La cosa più stupefacente è che se cerchi di spiegare il nesso fra identità, abusivismo selvaggio, desertificazione urbana, disagio giovanile, spaccio di droga e mancanza di turismo, si abbassano gli occhi, si cambia discorso, ti stringono garbatamente la mano e… scusa-ho-un-impegno-urgente. Alcuni perché non capiscono davvero, altri perché capiscono troppo bene ma riescono straordinariamente a recitare la parte. Sono quelli della mutazione-antropologica, della nostalgia-del-bel-tempo-andato, del paese-che-amo, dello-stiamo-tutti-uniti-attorno-a-una-cosa-sola.

La verità è che affrontare la realtà non conviene: la cultura del cemento, di Lima, dei geometri al potere è stata introiettata perfettamente. Meglio legarsi al consigliere, all’assessore, al sindaco e all’onorevole di turno per portare avanti l’unica cosa che conta davvero: l’orticello. Qui è un insieme di orticelli, oltre i quali non conviene, non importa e non sta bene guardare.

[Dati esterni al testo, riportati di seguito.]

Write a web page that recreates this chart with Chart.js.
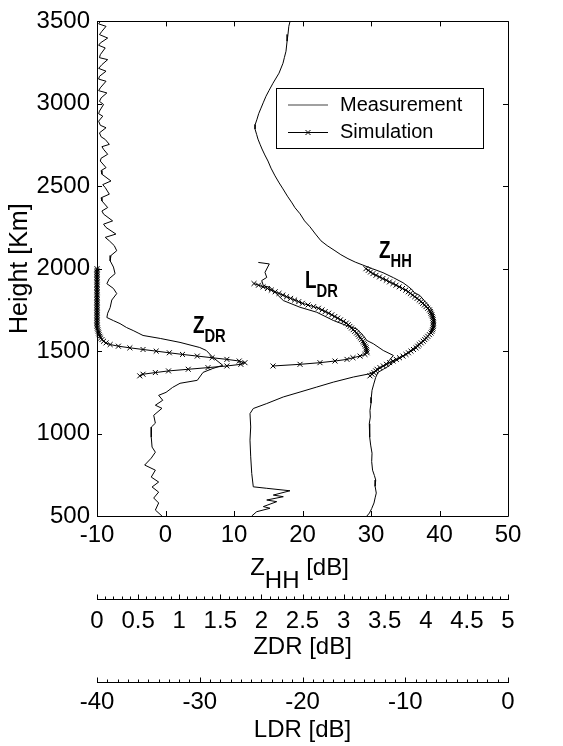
<!DOCTYPE html>
<html><head><meta charset="utf-8">
<script src="https://cdn.jsdelivr.net/npm/chart.js@4.4.0/dist/chart.umd.min.js"></script>
<style>html,body{margin:0;padding:0;background:#fff;}</style>
</head><body>
<canvas id="c" width="563" height="746"></canvas>
<script>
// ---------- tick labels ----------
const heightTicks = [500, 1000, 1500, 2000, 2500, 3000, 3500];
const zhhTicks = [-10, 0, 10, 20, 30, 40, 50];
const zdrTicks = [0, 0.5, 1, 1.5, 2, 2.5, 3, 3.5, 4, 4.5, 5];
const ldrTicks = [-40, -30, -20, -10, 0];

// ---------- Z_HH measurement (dB) ----------
const zhhMeasHeight = [3500,3470,3421,3380,3319,3280,3246,3186,3125,3080,3046,3010,2974,2940,2907,2875,2847,2815,2786,2755,2726,2690,2653,2610,2563,2520,2484,2440,2399,2370,2333,2290,2254,2210,2169,2140,2109,2085,2061,2040,2024,2000,1976,1945,1915,1890,1867,1855,1837,1810,1788,1760,1734,1700,1674,1640,1607,1575,1547,1520,1492,1470,1450,1430,1407,1390,1371,1341,1300,1262,1220,1184,1140,1100,1060,1020,978,930,881,830,778,745,718,680,639,610,579,545,518,500];
const zhhMeasValue = [18.18,18.0,17.88,17.75,17.59,17.35,17.15,16.57,15.69,15.1,14.67,14.3,13.94,13.6,13.36,13.1,13.07,13.3,13.5,13.8,14.09,14.5,14.96,15.4,15.99,16.6,17.15,17.8,18.47,18.9,19.64,20.3,21.09,21.9,22.7,23.6,24.74,25.6,26.64,27.7,28.69,30.2,31.75,33.3,34.67,35.5,36.13,36.3,37.15,37.7,38.18,38.7,39.05,39.2,39.2,38.95,38.61,37.9,37.15,36.3,35.4,34.7,33.94,33.2,32.48,31.8,31.02,30.69,30.4,30.15,30.05,30.0,29.85,29.9,29.75,29.85,29.77,29.95,30.15,30.1,30.23,30.5,30.69,30.6,30.77,30.6,30.44,30.1,29.77,29.4];

// ---------- ZDR measurement (dB) ----------
const zdrMeasHeight = [3500,3485,3470,3440,3420,3399,3369,3355,3339,3298,3280,3268,3238,3215,3198,3167,3150,3137,3097,3080,3066,3036,3015,2996,2956,2940,2925,2895,2870,2855,2824,2800,2784,2754,2740,2724,2694,2670,2653,2613,2595,2573,2532,2510,2492,2452,2430,2411,2371,2350,2331,2290,2270,2250,2210,2190,2169,2140,2109,2080,2048,2010,1970,1940,1909,1880,1849,1810,1764,1730,1704,1685,1667,1643,1625,1610,1595,1577,1553,1522,1504,1462,1414,1395,1371,1323,1305,1280,1250,1232,1202,1172,1153,1111,1063,1039,978,918,887,851,809,778,736,706,676,645,609,579,536,500];
const zdrMeasValue = [0.04,0.02,0.11,0.06,0.03,0.13,0.04,0.02,0.10,0.04,0.03,0.13,0.06,0.02,0.11,0.03,0.02,0.11,0.04,0.02,0.12,0.05,0.03,0.08,0.03,0.02,0.07,0.02,0.04,0.11,0.03,0.05,0.10,0.15,0.06,0.08,0.13,0.05,0.04,0.11,0.05,0.06,0.17,0.07,0.10,0.15,0.05,0.06,0.13,0.06,0.08,0.19,0.08,0.11,0.23,0.10,0.15,0.21,0.24,0.17,0.16,0.20,0.22,0.15,0.12,0.20,0.24,0.18,0.16,0.13,0.12,0.20,0.28,0.36,0.44,0.50,0.56,0.77,1.01,1.25,1.33,1.41,1.53,1.41,1.29,1.22,1.01,0.92,0.84,0.75,0.80,0.71,0.79,0.69,0.71,0.66,0.66,0.67,0.71,0.66,0.58,0.71,0.66,0.75,0.67,0.75,0.69,0.75,0.71,0.79];

// ---------- LDR measurement (dB) ----------
const ldrMeasHeight = [2038,2029,1978,1947,1928,1897,1887,1807,1766,1736,1686,1655,1635,1595,1565,1545,1504,1474,1424,1383,1363,1343,1312,1282,1252,1222,1182,1152,1121,1040,960,859,758,677,668,653,627,617,597,587,557,547,526,500];
const ldrMeasValue = [-24.30,-23.23,-23.65,-23.48,-23.97,-23.81,-23.16,-21.87,-20.24,-18.62,-17.00,-15.70,-14.73,-14.08,-13.75,-13.11,-12.14,-11.16,-11.81,-12.78,-13.43,-15.05,-17.00,-18.62,-20.24,-21.87,-23.48,-24.79,-25.11,-25.04,-25.11,-25.04,-24.94,-24.79,-23.48,-21.22,-22.84,-21.87,-23.48,-22.51,-23.81,-23.16,-24.46,-24.94];

// ---------- Simulation ----------
const simHeight = [2000,1990,1980,1970,1960,1950,1940,1930,1920,1910,1900,1890,1880,1870,1860,1850,1840,1830,1820,1810,1800,1790,1780,1770,1760,1750,1740,1730,1720,1710,1700,1690,1680,1670,1660,1650,1640,1630,1620,1610,1600,1590,1580,1570,1560,1550,1540,1530,1520,1510,1500,1490,1480,1470,1460,1450,1440,1430,1420,1410,1400,1390,1380,1370,1360,1350];
const zhhSimValue = [29.26,29.61,29.93,30.28,30.73,31.24,31.72,32.23,32.70,33.21,33.65,34.13,34.60,35.07,35.45,35.75,36.07,36.39,36.73,37.04,37.31,37.55,37.80,38.03,38.28,38.53,38.66,38.76,38.86,38.95,39.02,39.08,39.11,39.11,39.11,39.09,39.05,38.98,38.89,38.76,38.53,38.29,38.06,37.85,37.62,37.33,37.04,36.83,36.57,36.20,35.84,35.47,35.11,34.67,34.16,33.69,33.21,32.72,32.26,31.80,31.31,30.88,30.69,30.42,30.15,29.85];
const zdrSimValue = [0,0,0,0,0,0,0,0,0,0,0,0,0,0,0,0,0,0,0,0,0,0,0,0,0,0,0,0,0,0,0,0,0,0,0,0,0.005,0.01,0.015,0.02,0.025,0.035,0.045,0.06,0.08,0.11,0.16,0.26,0.40,0.56,0.72,0.88,1.04,1.22,1.40,1.58,1.73,1.80,1.75,1.58,1.35,1.11,0.87,0.71,0.56,0.52];
const ldrSimHeight = [1910,1900,1890,1880,1870,1860,1850,1840,1830,1820,1810,1800,1790,1780,1770,1760,1750,1740,1730,1720,1710,1700,1690,1680,1670,1660,1650,1640,1630,1620,1610,1600,1590,1580,1570,1560,1550,1540,1530,1520,1510,1500,1490,1480,1470,1460,1450,1440,1430,1420,1410];
const ldrSimValue = [-24.72,-24.28,-23.84,-23.41,-23.04,-22.66,-22.29,-21.92,-21.55,-21.16,-20.77,-20.37,-20.01,-19.46,-18.92,-18.45,-18.10,-17.79,-17.46,-17.15,-16.86,-16.58,-16.30,-16.02,-15.74,-15.55,-15.39,-15.23,-15.07,-14.91,-14.74,-14.61,-14.49,-14.37,-14.25,-14.12,-14.04,-13.96,-13.88,-13.81,-13.78,-13.74,-13.72,-13.92,-14.40,-15.09,-15.67,-16.84,-18.30,-20.24,-22.87];

// ---------- text labels ----------
const legendLabels = ['Measurement', 'Simulation'];
const curveLabels = [
  {main: 'Z', sub: 'DR', x: 4.0, y: 1613},
  {main: 'L', sub: 'DR', x: 20.36, y: 1885},
  {main: 'Z', sub: 'HH', x: 31.17, y: 2067}
];

const FONT = "'Liberation Sans', Arial, Helvetica, sans-serif";
Chart.defaults.font.family = FONT;
Chart.defaults.color = '#000';

const pts = (hs, vs) => hs.map((h, i) => ({x: vs[i], y: h}));
const meas = (hs, vs, ax) => ({data: pts(hs, vs), xAxisID: ax, yAxisID: 'y', showLine: true,
  borderColor: '#000', borderWidth: 1, pointRadius: 0, tension: 0, clip: 4});
const sim = (hs, vs, ax) => ({data: pts(hs, vs), xAxisID: ax, yAxisID: 'y', showLine: true,
  borderColor: '#000', borderWidth: 1, pointStyle: 'crossRot', pointRadius: 3.5,
  pointBorderColor: '#000', pointBackgroundColor: '#000', pointBorderWidth: 1, tension: 0, clip: 6});

const setTicks = arr => s => { s.ticks = arr.map(v => ({value: v})); };
const tickFont = {size: 24};

const decor = {
  id: 'decor',
  afterDraw(chart) {
    const ctx = chart.ctx, a = chart.chartArea, S = chart.scales;
    const px = v => Math.round(v) + 0.5;
    ctx.save();
    ctx.strokeStyle = '#000'; ctx.lineWidth = 1;
    ctx.beginPath();
    ctx.rect(px(a.left), px(a.top), Math.round(a.right) - Math.round(a.left), Math.round(a.bottom) - Math.round(a.top));
    S.x.ticks.forEach(t => { const p = px(S.x.getPixelForValue(t.value));
      ctx.moveTo(p, a.bottom); ctx.lineTo(p, a.bottom - 5); ctx.moveTo(p, a.top); ctx.lineTo(p, a.top + 5); });
    S.y.ticks.forEach(t => { const p = px(S.y.getPixelForValue(t.value));
      ctx.moveTo(a.left, p); ctx.lineTo(a.left + 5, p); ctx.moveTo(a.right, p); ctx.lineTo(a.right - 5, p); });
    ctx.stroke();
    const minor = (s, step, every) => {
      const n = Math.round((s.max - s.min) / step);
      const y0 = px(s.top);
      ctx.beginPath();
      for (let i = 0; i <= n; i++) {
        const p = px(s.getPixelForValue(s.min + i * step));
        ctx.moveTo(p, y0); ctx.lineTo(p, y0 - (i % every === 0 ? 5 : 3));
      }
      ctx.stroke();
    };
    minor(S.xZdr, 0.1, 5);
    minor(S.xLdr, 1, 10);

    // x axis title  Z_HH [dB]
    ctx.fillStyle = '#000';
    ctx.textBaseline = 'alphabetic';
    ctx.textAlign = 'left';
    ctx.font = '24px ' + FONT;
    const wZ = ctx.measureText('Z').width, wH = ctx.measureText('HH').width, wB = ctx.measureText(' [dB]').width;
    const x0 = (S.x.left + S.x.right) / 2 - (wZ + wH + wB) / 2 - 3;
    const yb = S.x.top + 59;
    ctx.fillText('Z', x0, yb);
    ctx.fillText('HH', x0 + wZ, yb + 13);
    ctx.fillText(' [dB]', x0 + wZ + wH, yb);

    // curve labels (condensed bold)
    curveLabels.forEach(c => {
      const x = S.x.getPixelForValue(c.x), y = S.y.getPixelForValue(c.y);
      ctx.save();
      ctx.translate(x, y);
      ctx.scale(0.82, 1);
      ctx.font = 'bold 23px ' + FONT;
      ctx.fillText(c.main, 0, 0);
      const w = ctx.measureText(c.main).width;
      ctx.font = 'bold 18px ' + FONT;
      ctx.fillText(c.sub, w, 9);
      ctx.restore();
    });

    // legend
    const lx = Math.round(a.left) + 179, ly = Math.round(a.top) + 67;
    ctx.fillStyle = '#fff';
    ctx.fillRect(lx, ly, 207, 60);
    ctx.strokeStyle = '#000'; ctx.lineWidth = 1;
    ctx.strokeRect(lx + 0.5, ly + 0.5, 207, 60);
    ctx.strokeStyle = '#808080'; ctx.lineWidth = 1.5;
    ctx.beginPath(); ctx.moveTo(lx + 12, ly + 17); ctx.lineTo(lx + 52, ly + 17); ctx.stroke();
    ctx.strokeStyle = '#000'; ctx.lineWidth = 1;
    ctx.beginPath(); ctx.moveTo(lx + 12, ly + 44.5); ctx.lineTo(lx + 52, ly + 44.5);
    ctx.moveTo(lx + 29.5, ly + 42); ctx.lineTo(lx + 34.5, ly + 47);
    ctx.moveTo(lx + 34.5, ly + 42); ctx.lineTo(lx + 29.5, ly + 47);
    ctx.stroke();
    ctx.fillStyle = '#000';
    ctx.font = '20px ' + FONT;
    ctx.textBaseline = 'middle';
    ctx.fillText(legendLabels[0], lx + 64, ly + 17);
    ctx.fillText(legendLabels[1], lx + 64, ly + 44);
    ctx.restore();
  }
};

new Chart(document.getElementById('c'), {
  type: 'scatter',
  data: {
    datasets: [
      meas(zhhMeasHeight, zhhMeasValue, 'x'),
      sim(simHeight, zhhSimValue, 'x'),
      meas(zdrMeasHeight, zdrMeasValue, 'xZdr'),
      sim(simHeight, zdrSimValue, 'xZdr'),
      meas(ldrMeasHeight, ldrMeasValue, 'xLdr'),
      sim(ldrSimHeight, ldrSimValue, 'xLdr')
    ]
  },
  options: {
    responsive: false,
    animation: false,
    events: [],
    layout: {padding: {top: 20, right: 55, bottom: 0, left: 0}},
    plugins: {legend: {display: false}, tooltip: {enabled: false}},
    scales: {
      x: {
        type: 'linear', position: 'bottom', min: -10, max: 50,
        afterBuildTicks: setTicks(zhhTicks),
        ticks: {font: tickFont, color: '#000', padding: 4.5, maxRotation: 0, autoSkip: false, callback: v => String(v)},
        grid: {display: false, drawTicks: false},
        border: {display: false},
        title: {display: false},
        afterFit: s => { s.height = 83; }
      },
      y: {
        type: 'linear', position: 'left', min: 500, max: 3500,
        afterBuildTicks: setTicks(heightTicks),
        ticks: {font: tickFont, color: '#000', padding: 7, autoSkip: false, callback: v => String(v)},
        grid: {display: false, drawTicks: false},
        border: {display: false},
        title: {display: true, text: 'Height [Km]', font: {size: 25}, color: '#000', padding: {top: 5, bottom: 0}},
        afterFit: s => { s.width = 97; }
      },
      xZdr: {
        type: 'linear', position: 'bottom', min: 0, max: 5,
        afterBuildTicks: setTicks(zdrTicks),
        ticks: {font: tickFont, color: '#000', padding: 7.5, maxRotation: 0, autoSkip: false, callback: v => String(v)},
        grid: {display: false, drawTicks: false},
        border: {display: true, color: '#000', width: 1},
        title: {display: true, text: 'ZDR [dB]', font: {size: 24}, color: '#000', padding: {top: 0, bottom: 20.5}},
        afterFit: s => { s.height = 83; }
      },
      xLdr: {
        type: 'linear', position: 'bottom', min: -40, max: 0,
        afterBuildTicks: setTicks(ldrTicks),
        ticks: {font: tickFont, color: '#000', padding: 5.5, maxRotation: 0, autoSkip: false, callback: v => String(v)},
        grid: {display: false, drawTicks: false},
        border: {display: true, color: '#000', width: 1},
        title: {display: true, text: 'LDR [dB]', font: {size: 24}, color: '#000', padding: {top: 0, bottom: 1}},
        afterFit: s => { s.height = 64; }
      }
    }
  },
  plugins: [decor]
});
</script>
</body></html>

E così si continua ad assistere alla macabra decadenza di un paese che pochi amano, molti dicono di amare e tanti spremono come un limone anche a costo di cancellarne la memoria, e anche a costo di rubare il futuro ai propri figli.

Luciano Mirone

Post scriptum: alcuni si chiederanno perché non è stato citato il nome del paese. Lo abbiamo sempre fatto, ma stavolta – non sappiamo perché – proviamo un po’ di pudore.